Excerpts from Xavier Chantry's message of 2010-05-21 00:23:37 +0200:
On Fri, May 21, 2010 at 12:01 AM, Philipp <hollunder@lavabit.com> wrote:
One of the reasons why I like Arch Linux so much is that it makes it easy to work together with upstream. Through makepkg I can install the latest, even VCS, version in a sane and very comfortable way.
So far I've mainly been testing, reporting bugs, stuff like that, but rarely needed to contribute any code.
Now if I wanted to contribute code back to a project that uses git, how would I do that without losing the comfort and safety of makepkg? I figured it should be possible to write a PKGBUILD that gets the latest upstream changes but also integrates local changes.
Sadly both my bash and git skills are minimal, so I was wondering if someone already has such a PKGBUILD, for git at least and maybe for svn as well.

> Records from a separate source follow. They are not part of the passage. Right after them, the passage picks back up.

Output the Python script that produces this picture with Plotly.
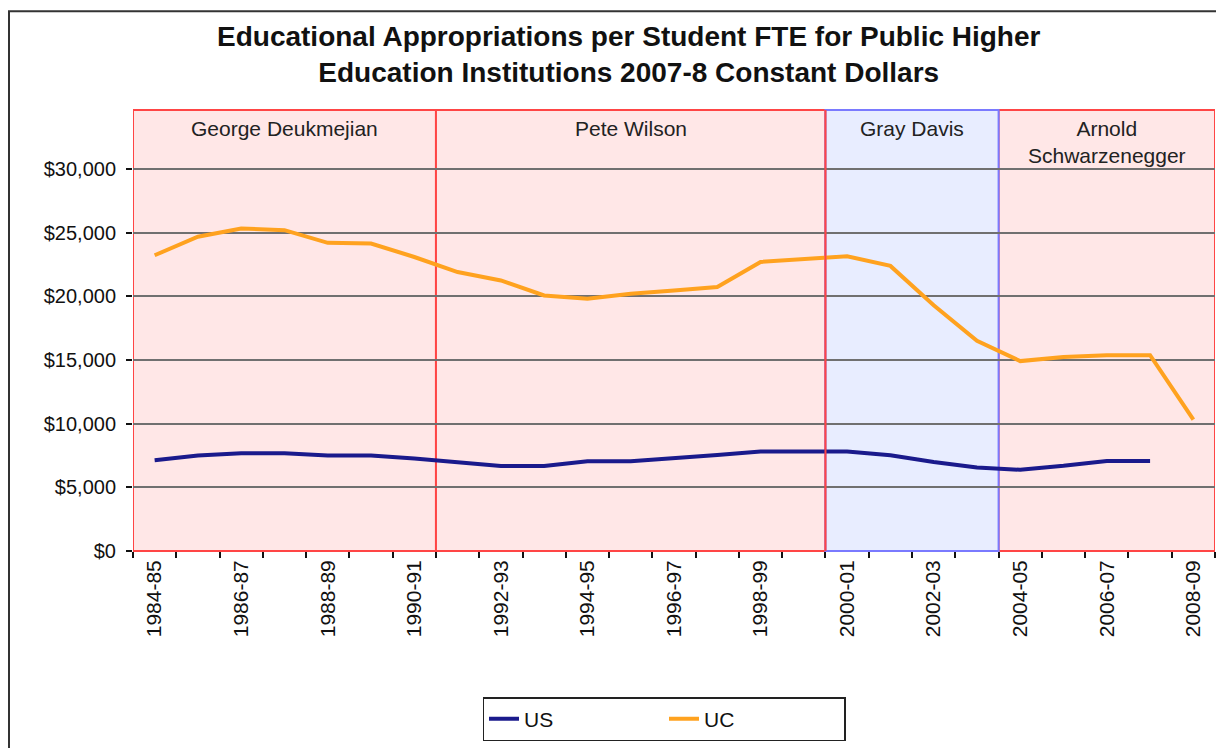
import plotly.graph_objects as go

# ---------------- data ----------------
years = ["1984-85", "1985-86", "1986-87", "1987-88", "1988-89", "1989-90", "1990-91",
         "1991-92", "1992-93", "1993-94", "1994-95", "1995-96", "1996-97", "1997-98",
         "1998-99", "1999-00", "2000-01", "2001-02", "2002-03", "2003-04", "2004-05",
         "2005-06", "2006-07", "2007-08", "2008-09"]
us_values = [7130, 7500, 7690, 7690, 7510, 7510, 7260, 6970, 6670, 6670, 7050, 7050,
             7330, 7550, 7810, 7810, 7810, 7530, 7000, 6560, 6380, 6690, 7080, 7080, None]
uc_values = [23240, 24690, 25340, 25210, 24210, 24160, 23100, 21920, 21260, 20080, 19820,
             20210, 20470, 20740, 22710, 22900, 23150, 22400, 19310, 16520, 14920, 15250,
             15380, 15380, 10320]
governors = ["George Deukmejian", "Pete Wilson", "Gray Davis", "Arnold<br>Schwarzenegger"]
gov_first = ["1984-85", "1991-92", "2000-01", "2004-05"]
gov_last = ["1990-91", "1999-00", "2003-04", "2008-09"]
gov_party = ["R", "R", "D", "R"]
y_tick_values = [0, 5000, 10000, 15000, 20000, 25000, 30000]
y_tick_text = ["$" + format(v, ",d") for v in y_tick_values]
title_text = ("<b>Educational Appropriations per Student FTE for Public Higher<br>"
              "Education Institutions 2007-8 Constant Dollars</b>")

# ---------------- styling ----------------
OFF = 8                       # page body margin of the html page
W, H = 1224 - OFF, 748 - OFF
ML, MT = 133 - OFF, 110 - OFF
PW, PH = 1082, 442
MR = W - ML - PW
MB = H - MT - PH
FONT = "Liberation Sans, Arial, sans-serif"
fill = {"R": "#ffe7e7", "D": "#e8edff"}
edge = {"R": "#ff4545", "D": "#7a7aff"}

def px_x(sx):
    return (sx - OFF - ML) / PW

def px_y(sy):
    return (MT + PH - (sy - OFF)) / PH

idx = {y: i for i, y in enumerate(years)}
xs = list(range(len(years)))

fig = go.Figure()
fig.add_trace(go.Scatter(x=xs, y=us_values, mode="lines", name="US",
                         line=dict(color="#1a1a8c", width=4)))
fig.add_trace(go.Scatter(x=xs, y=uc_values, mode="lines", name="UC",
                         line=dict(color="#ffa21f", width=4)))

shapes = []
annotations = []
for k in [0, 1, 3, 2]:
    x0 = idx[gov_first[k]] - 0.5
    x1 = idx[gov_last[k]] + 0.5
    p = gov_party[k]
    shapes.append(dict(type="rect", xref="x", yref="paper", x0=x0, x1=x1, y0=0, y1=1,
                       fillcolor=fill[p], line=dict(color=edge[p], width=2), layer="below"))
shapes.append(dict(type="line", xref="x", yref="paper",
                   x0=idx[gov_last[1]] + 0.5, x1=idx[gov_last[1]] + 0.5, y0=0, y1=1,
                   line=dict(color=edge["R"], width=2), layer="above"))
for k in range(len(governors)):
    xc = (idx[gov_first[k]] + idx[gov_last[k]]) / 2
    annotations.append(dict(x=xc, xref="x", y=px_y(115), yref="paper", yanchor="top",
                            text=governors[k], showarrow=False,
                            font=dict(family=FONT, size=21, color="#222222")))

# title
annotations.append(dict(x=px_x(629), xref="paper", y=px_y(54), yref="paper",
                        xanchor="center", yanchor="middle", text=title_text, showarrow=False,
                        font=dict(family=FONT, size=28, color="#111111")))

# outer chart frame
shapes.append(dict(type="rect", xref="paper", yref="paper",
                   x0=px_x(9), x1=px_x(1260), y0=px_y(11), y1=px_y(800),
                   line=dict(color="#333333", width=2), fillcolor="rgba(0,0,0,0)", layer="below"))

fig.update_layout(
    width=W, height=H,
    margin=dict(l=ML, r=MR, t=MT, b=MB, pad=0),
    paper_bgcolor="white", plot_bgcolor="white",
    font=dict(family=FONT, color="#111111"),
    shapes=shapes, annotations=annotations,
    showlegend=True,
    legend=dict(orientation="h", x=px_x(664), y=px_y(719), xanchor="center", yanchor="middle",
                bordercolor="#222222", borderwidth=1.5, bgcolor="white",
                font=dict(family=FONT, size=21, color="#111111"),
                entrywidth=135, entrywidthmode="pixels"),
)
fig.update_xaxes(
    range=[-0.5, len(years) - 0.5], tickmode="array",
    tickvals=xs[::2], ticktext=years[::2], tickangle=-90,
    ticks="", showgrid=False, zeroline=False, showline=False,
    ticklabelstandoff=4,
    tickfont=dict(family=FONT, size=21, color="#111111"),
    minor=dict(ticks="outside", tick0=-0.5, dtick=1, ticklen=6, tickcolor="#111111",
               tickwidth=2, showgrid=False),
)
fig.update_yaxes(
    range=[0, 34650], tickmode="array", tickvals=y_tick_values, ticktext=y_tick_text,
    ticks="outside", ticklen=6, tickcolor="#111111", ticklabelstandoff=6,
    tickwidth=2, showgrid=True, gridcolor="#707070", gridwidth=2, zeroline=False,
    showline=False, tickfont=dict(family=FONT, size=20, color="#111111"),
)
fig.write_html("out.html")
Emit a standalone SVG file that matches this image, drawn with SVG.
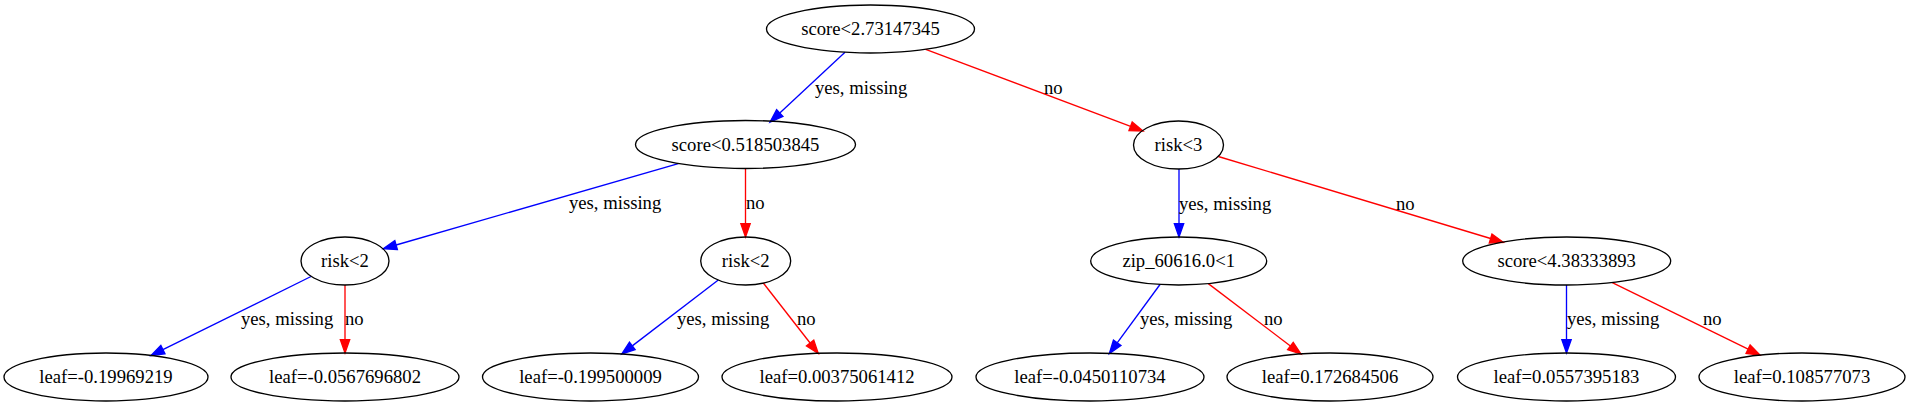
<svg xmlns="http://www.w3.org/2000/svg" width="1911" height="407" viewBox="0 0 1911 407">
<style>
.n ellipse{fill:none;stroke:#000;stroke-width:1.33}
text{font-family:"Liberation Serif","Times New Roman",serif;font-size:18.67px;fill:#000}
.n text{text-anchor:middle}
.y{stroke:#0000ff;stroke-width:1.33;fill:none;marker-end:url(#ab)}
.r{stroke:#ff0000;stroke-width:1.33;fill:none;marker-end:url(#ar)}
</style>
<defs>
<marker id="ab" markerUnits="userSpaceOnUse" markerWidth="14" markerHeight="10" refX="0" refY="4.67" orient="auto" overflow="visible"><path d="M0,0 L13.3,4.67 L0,9.33 z" fill="#0000ff" stroke="#0000ff" stroke-width="1.33"/></marker>
<marker id="ar" markerUnits="userSpaceOnUse" markerWidth="14" markerHeight="10" refX="0" refY="4.67" orient="auto" overflow="visible"><path d="M0,0 L13.3,4.67 L0,9.33 z" fill="#ff0000" stroke="#ff0000" stroke-width="1.33"/></marker>
</defs>
<rect width="1911" height="407" fill="#fff"/>
<g id="edges">
<path class="y" d="M845,52.3 L779.8,113"/>
<path class="r" d="M925.7,49.3 L1130.6,126.3"/>
<path class="y" d="M678.3,163.6 L396.1,245"/>
<path class="r" d="M745.5,168.5 L745.5,223.7"/>
<path class="y" d="M1179,169 L1179,223.7"/>
<path class="r" d="M1218.3,156.5 L1490.6,238.5"/>
<path class="y" d="M311,276.5 L162.9,349.6"/>
<path class="r" d="M345,285 L345,339.7"/>
<path class="y" d="M718.3,280 L632.3,345.9"/>
<path class="r" d="M763.3,283 L810.1,343"/>
<path class="y" d="M1160,284.5 L1117.2,342.8"/>
<path class="r" d="M1208.3,283.6 L1290.4,346"/>
<path class="y" d="M1566.5,285 L1566.5,339.7"/>
<path class="r" d="M1612.3,282.6 L1748.1,349.2"/>
<text x="815" y="94">yes, missing</text>
<text x="1044" y="94">no</text>
<text x="569" y="209">yes, missing</text>
<text x="746" y="209">no</text>
<text x="1179" y="210">yes, missing</text>
<text x="1396" y="210">no</text>
<text x="241" y="325">yes, missing</text>
<text x="345" y="325">no</text>
<text x="677" y="325">yes, missing</text>
<text x="797" y="325">no</text>
<text x="1140" y="325">yes, missing</text>
<text x="1264" y="325">no</text>
<text x="1567" y="325">yes, missing</text>
<text x="1703" y="325">no</text>
</g>
<g id="n0" class="n"><ellipse cx="870.5" cy="29" rx="104" ry="24"/><text x="870.5" y="35">score&lt;2.73147345</text></g>
<g id="n1" class="n"><ellipse cx="745.5" cy="144.5" rx="110" ry="24"/><text x="745.5" y="150.5">score&lt;0.518503845</text></g>
<g id="n2" class="n"><ellipse cx="1178.5" cy="145" rx="45" ry="24"/><text x="1178.5" y="151">risk&lt;3</text></g>
<g id="n3" class="n"><ellipse cx="345" cy="261" rx="44" ry="24"/><text x="345" y="267">risk&lt;2</text></g>
<g id="n4" class="n"><ellipse cx="745.7" cy="261" rx="45" ry="24"/><text x="745.7" y="267">risk&lt;2</text></g>
<g id="n5" class="n"><ellipse cx="1178.7" cy="261" rx="88" ry="24"/><text x="1178.7" y="267">zip_60616.0&lt;1</text></g>
<g id="n6" class="n"><ellipse cx="1566.7" cy="261" rx="104" ry="24"/><text x="1566.7" y="267">score&lt;4.38333893</text></g>
<g id="n7" class="n"><ellipse cx="106" cy="377" rx="102" ry="24"/><text x="106" y="383">leaf=-0.19969219</text></g>
<g id="n8" class="n"><ellipse cx="345" cy="377" rx="114" ry="24"/><text x="345" y="383">leaf=-0.0567696802</text></g>
<g id="n9" class="n"><ellipse cx="590.5" cy="377" rx="108" ry="24"/><text x="590.5" y="383">leaf=-0.199500009</text></g>
<g id="n10" class="n"><ellipse cx="837" cy="377" rx="115" ry="24"/><text x="837" y="383">leaf=0.00375061412</text></g>
<g id="n11" class="n"><ellipse cx="1090" cy="377" rx="114" ry="24"/><text x="1090" y="383">leaf=-0.0450110734</text></g>
<g id="n12" class="n"><ellipse cx="1330" cy="377" rx="103" ry="24"/><text x="1330" y="383">leaf=0.172684506</text></g>
<g id="n13" class="n"><ellipse cx="1566.5" cy="377" rx="109" ry="24"/><text x="1566.5" y="383">leaf=0.0557395183</text></g>
<g id="n14" class="n"><ellipse cx="1802" cy="377" rx="103" ry="24"/><text x="1802" y="383">leaf=0.108577073</text></g>
</svg>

Well that's very easy. The standard git PKGBUILDs use git clone / git pull with a remote URL. If you already have your own git repo locally, you have many ways to use that in the PKGBUILD : 1 - just switch to your git tree directory 2 - duplicate your git tree directory and put it inside $srcdir , using git clone for example 3 - ... (there are probably other ways)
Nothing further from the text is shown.